J’aime lire des bandes dessinées surtout quand c’est de la bonne littérature. Autobiographie ? Autofiction ? On s’en fout. Ce qui compte c’est le style et la personnalité et j’aime découvrir la personnalité de quelqu’un dans ses traits. C’est expressif, ça explose, les lignes des corps, les rêves, les bâtiments, tout bouge à la force d’un cri.

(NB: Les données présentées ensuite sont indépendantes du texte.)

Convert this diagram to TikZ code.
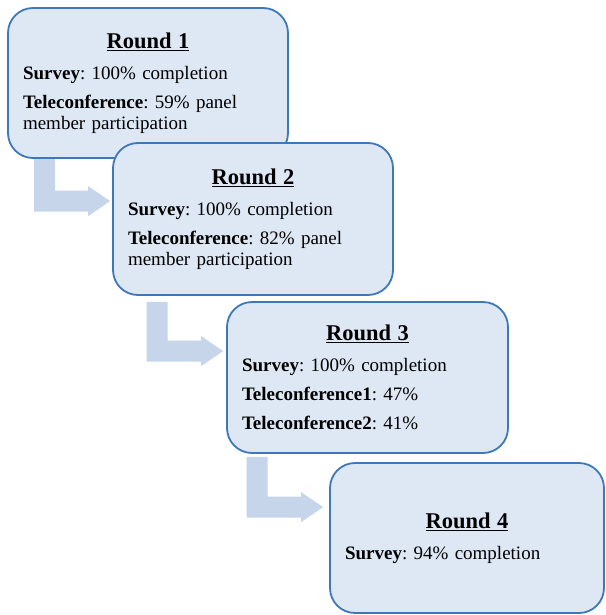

Pas étonnant que Caroline Sury soit co-fondatrice du collectif “Le Dernier Cri” qui est installé depuis belles lurettes à la Friche de la Belle de Mai. Je connais le quartier pour y avoir vécu au moins deux ans. Le plaisir vient de là : Place Leverrier, Cours Joseph Thierry, Rue Isoard, Boulevard Camille Flammarion, La Plaine, Piscine Saint-Charles, Caroline Sury fait vivre les lieux à hauteur humaine dans leurs quotidiennetés. Comme je les ai vu, comme je les ai vécu. En lisant les livres de Caroline Sury, je me suis senti un peu plus chez moi. Moi et ma gueule de “normal” qui ne vient pas d’ici.

Yann’rel La,trame

Addendum : Si vous habitez Paris vous pouvez vous procurer “Un Matin avec Mlle Latarte” à la librairie Le Monte en l’Air à Ménilmontant. La librairie fait aussi maison d’édition.